One result of the move out of the Middle East, Sanjian said, is the erosion of Western Armenian culture and language. In fact, he said, last year the United Nations Educational, Scientific and Cultural Organization (UNESCO) declared Western Armenian an endangered language.

“Western Armenian culture is under serious threat. This is a delayed consequence of the Armenian Genocide,” he added.

The Middle East, including Istanbul, traditionally has Armenian-speakers for about three generations, Sanjian said. However, in Iran, he said, Armenians have been able to keep their language for generations.

In France, the US and Canada, where newer waves of immigration have led, there is more pressure to conform and speak the host country’s language.

Tölölyan agreed that the attitude in Lebanon, unlike Iran, has been much more inclusive.

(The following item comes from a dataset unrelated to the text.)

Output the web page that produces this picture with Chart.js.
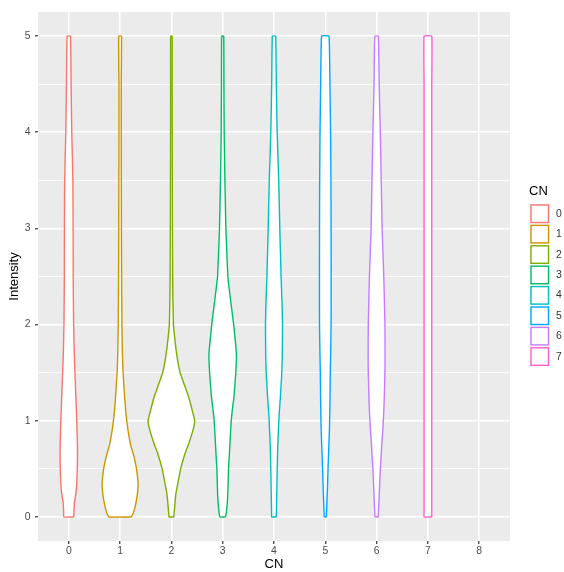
<!DOCTYPE html>
<html>
<head>
<meta charset="utf-8">
<script src="https://cdn.jsdelivr.net/npm/chart.js@4.4.1/dist/chart.umd.min.js"></script>
<style>
  html, body { margin: 0; padding: 0; background: #fff; }
  #wrap { width: 564px; height: 572px; position: relative; }
</style>
</head>
<body>
<div id="wrap"><canvas id="violinChart"></canvas></div>
<script>
// CN groups and axis ticks
const cnLabels = ['0', '1', '2', '3', '4', '5', '6', '7'];
const xTickValues = [0, 1, 2, 3, 4, 5, 6, 7, 8];
const yTickValues = [0, 1, 2, 3, 4, 5];
const violinColors = ['#F8766D', '#CD9600', '#7CAE00', '#00BE67', '#00BFC4', '#00A9FF', '#C77CFF', '#FF61CC'];

// Intensity levels where the violin half-widths were read (in CN units)
const intensityGrid = [0, 0.05, 0.15, 0.25, 0.35, 0.5, 0.65, 0.75, 0.9, 1, 1.1, 1.25, 1.5, 1.65, 1.75, 2, 2.25, 2.5, 3, 3.5, 4, 4.5, 5];
const halfWidth0 = [0.097, 0.1, 0.11, 0.14, 0.155, 0.166, 0.17, 0.168, 0.16, 0.156, 0.148, 0.138, 0.12, 0.11, 0.104, 0.094, 0.09, 0.086, 0.085, 0.08, 0.058, 0.045, 0.033];
const halfWidth1 = [0.22, 0.265, 0.31, 0.34, 0.35, 0.32, 0.26, 0.205, 0.155, 0.13, 0.11, 0.088, 0.058, 0.048, 0.043, 0.036, 0.032, 0.03, 0.026, 0.024, 0.022, 0.022, 0.028];
const halfWidth2 = [0.045, 0.055, 0.07, 0.09, 0.125, 0.18, 0.26, 0.33, 0.42, 0.455, 0.41, 0.335, 0.17, 0.115, 0.088, 0.04, 0.03, 0.025, 0.02, 0.018, 0.016, 0.015, 0.015];
const halfWidth3 = [0.055, 0.072, 0.09, 0.1, 0.105, 0.113, 0.13, 0.14, 0.155, 0.166, 0.185, 0.22, 0.255, 0.269, 0.26, 0.214, 0.155, 0.1, 0.062, 0.043, 0.029, 0.024, 0.02];
const halfWidth4 = [0.045, 0.047, 0.051, 0.054, 0.058, 0.063, 0.069, 0.074, 0.086, 0.094, 0.105, 0.125, 0.152, 0.16, 0.163, 0.166, 0.155, 0.138, 0.113, 0.092, 0.062, 0.045, 0.033];
const halfWidth5 = [0.02, 0.024, 0.032, 0.038, 0.045, 0.053, 0.063, 0.07, 0.08, 0.084, 0.088, 0.092, 0.097, 0.103, 0.106, 0.113, 0.114, 0.114, 0.113, 0.11, 0.103, 0.09, 0.072];
const halfWidth6 = [0.033, 0.036, 0.045, 0.052, 0.06, 0.072, 0.09, 0.1, 0.12, 0.13, 0.14, 0.15, 0.162, 0.165, 0.165, 0.162, 0.152, 0.14, 0.107, 0.09, 0.072, 0.05, 0.035];
const halfWidth7 = [0.075, 0.075, 0.075, 0.075, 0.075, 0.075, 0.075, 0.075, 0.075, 0.075, 0.075, 0.075, 0.075, 0.075, 0.075, 0.075, 0.075, 0.075, 0.075, 0.075, 0.075, 0.075, 0.075];
const halfWidths = [halfWidth0, halfWidth1, halfWidth2, halfWidth3, halfWidth4, halfWidth5, halfWidth6, halfWidth7];

const FONT = 'Liberation Sans, Arial, sans-serif';

// closed outline: right side upwards, left side back down
function violinOutline(center, hw){
  const right = intensityGrid.map((y, k) => ({ x: center + hw[k], y }));
  const left = intensityGrid.map((y, k) => ({ x: center - hw[k], y })).reverse();
  const pts = right.concat(left);
  pts.push(pts[0]);
  return pts;
}

// tension > 0 keeps chart.js off its "fast path", which merges points sharing an x pixel
const datasets = cnLabels.map((lab, i) => ({
  label: lab,
  data: violinOutline(+lab, halfWidths[i]),
  showLine: true,
  borderColor: violinColors[i],
  borderWidth: 1.4,
  borderJoinStyle: 'round',
  fill: false,
  pointRadius: 0,
  pointHoverRadius: 0,
  tension: 0.08
}));

// grey panel like ggplot
const panelBg = {
  id: 'panelBg',
  beforeDraw(chart){
    const { ctx, chartArea: a } = chart;
    ctx.save();
    ctx.fillStyle = '#EBEBEB';
    ctx.fillRect(a.left, a.top, a.right - a.left, a.bottom - a.top);
    ctx.restore();
  }
};

// white violin bodies, using the points the scales placed
const violinFill = {
  id: 'violinFill',
  beforeDatasetsDraw(chart){
    const ctx = chart.ctx;
    ctx.save();
    ctx.fillStyle = '#ffffff';
    chart.data.datasets.forEach((ds, i) => {
      const pts = chart.getDatasetMeta(i).data;
      if (!pts.length) return;
      ctx.beginPath();
      pts.forEach((p, k) => k ? ctx.lineTo(p.x, p.y) : ctx.moveTo(p.x, p.y));
      ctx.closePath();
      ctx.fill();
    });
    ctx.restore();
  }
};

// legend on the right, drawn by hand
const sideLegend = {
  id: 'sideLegend',
  afterDraw(chart){
    const ctx = chart.ctx;
    ctx.save();
    ctx.fillStyle = '#000';
    ctx.font = '13px ' + FONT;
    ctx.textBaseline = 'middle';
    ctx.textAlign = 'left';
    ctx.fillText('CN', 529, 191);
    ctx.font = '10.4px ' + FONT;
    cnLabels.forEach((lab, i) => {
      const y0 = 204.5 + i * 20.4;
      ctx.fillStyle = '#F2F2F2';
      ctx.fillRect(530, y0 - 0.5, 19.5, 19.5);
      ctx.fillStyle = '#fff';
      ctx.fillRect(531, y0 + 0.5, 17.5, 17.5);
      ctx.strokeStyle = violinColors[i];
      ctx.lineWidth = 1.4;
      ctx.strokeRect(531, y0 + 0.5, 17.5, 17.5);
      ctx.fillStyle = '#333';
      ctx.fillText(lab, 556, y0 + 9.5);
    });
    ctx.restore();
  }
};

const isMajor = v => Number.isInteger(Math.round(v * 1000) / 1000);

new Chart(document.getElementById('violinChart'), {
  type: 'scatter',
  data: { datasets },
  plugins: [panelBg, violinFill, sideLegend],
  options: {
    responsive: true,
    maintainAspectRatio: false,
    animation: false,
    layout: { padding: { top: 12, right: 54, left: 0, bottom: 0 } },
    plugins: { legend: { display: false }, tooltip: { enabled: false } },
    scales: {
      x: {
        type: 'linear',
        min: -0.6,
        max: 8.6,
        afterBuildTicks: s => { s.ticks = xTickValues.map(v => ({ value: v })); },
        afterFit: s => { s.height = 31; },
        border: { display: false },
        grid: { color: '#ffffff', lineWidth: 1.5, tickLength: 3, tickColor: '#333333', tickWidth: 1.2 },
        ticks: { color: '#4D4D4D', font: { family: FONT, size: 10.4 }, padding: 1, maxRotation: 0, callback: v => String(v) },
        title: { display: true, text: 'CN', color: '#000', font: { family: FONT, size: 13 }, padding: { top: 0, bottom: 0 } }
      },
      y: {
        type: 'linear',
        min: -0.25,
        max: 5.25,
        afterBuildTicks: s => {
          const t = [];
          yTickValues.forEach((v, i) => {
            t.push({ value: v });
            if (i < yTickValues.length - 1) t.push({ value: (v + yTickValues[i + 1]) / 2 });
          });
          s.ticks = t;
        },
        afterFit: s => { s.width = 38; },
        border: { display: false },
        grid: {
          color: '#ffffff',
          lineWidth: c => isMajor(c.tick.value) ? 1.5 : 0.8,
          tickLength: 3,
          tickColor: c => isMajor(c.tick.value) ? '#333333' : 'rgba(0,0,0,0)',
          tickWidth: 1.2
        },
        ticks: { color: '#4D4D4D', font: { family: FONT, size: 10.4 }, padding: 4.5, callback: v => isMajor(v) ? String(v) : '' },
        title: { display: true, text: 'Intensity', color: '#000', font: { family: FONT, size: 13 }, padding: { top: 7, bottom: 0 } }
      }
    }
  }
});
</script>
</body>
</html>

“The attitude is, ‘Let’s all be Lebanese together.’ It is much more receptive. Intermarriage has tripled and quadrupled. They say we can’t keep separate,” Tölölyan said.

Sanjian agreed that assimilation is happening rapidly. In countries, like Egypt and Lebanon, he said, with large Christian Arab populations, Armenians regularly intermarry with them. The region is “overwhelmingly Muslim” and thus, Armenians are marrying within their group, though increasing the definition to mean Christians.

“They think it’s much easier to be with fellow Christians,” Sanjian said.

At the same time, Tölölyan said, what is going on in Turkey, namely “a debate among themselves to figure out if there is a pluralist way” to define their identity and to find out what makes a pluralist society, makes it unique.

From about 1900-1940s, the Middle East experienced a pan-Arab movement, with the movement peaking in the 1960s. However, since the 1970s, instead of pan-Arab nationalism, it is pan-Islamism that has risen.

“Since the 1970s, there has been a shifting identity” in the Middle East, so that any person does not define themselves as Arab, but rather as Libyan, Egyptian, Syrian, Lebanese, etc., Tölölyan noted.

The number of students in Armenian schools in Lebanon has gone down accordingly — if not alarmingly. In 1975, he said, there were 21,000 Armenian students in grades K-12, but now it is about 7,000. There are many more ethnic Armenian school children, but now, he said, most parents opt for private Arabic-language schools in hopes of creating a better future for their children by making them more fluent in Arabic.

In Syria, he said, the number of students has been holding, approximately around 15,000.

In Egypt, Sanjian said that the number of Armenians, once so numerous, is down to a few thousand. The creation of the new Egyptian government, he said, once the dust settles, will resonate throughout the Arab world. “It will affect policy and discourse in other Arab countries,” he said, including Lebanon and East Jerusalem. “The changes are not going to stop at the Egyptian border,” he said.

One bright light, paradoxically, is Istanbul, he said. “It still has a thriving community,” though many are Turkish or Kurdish speakers. “It has recovered the feel of a community.”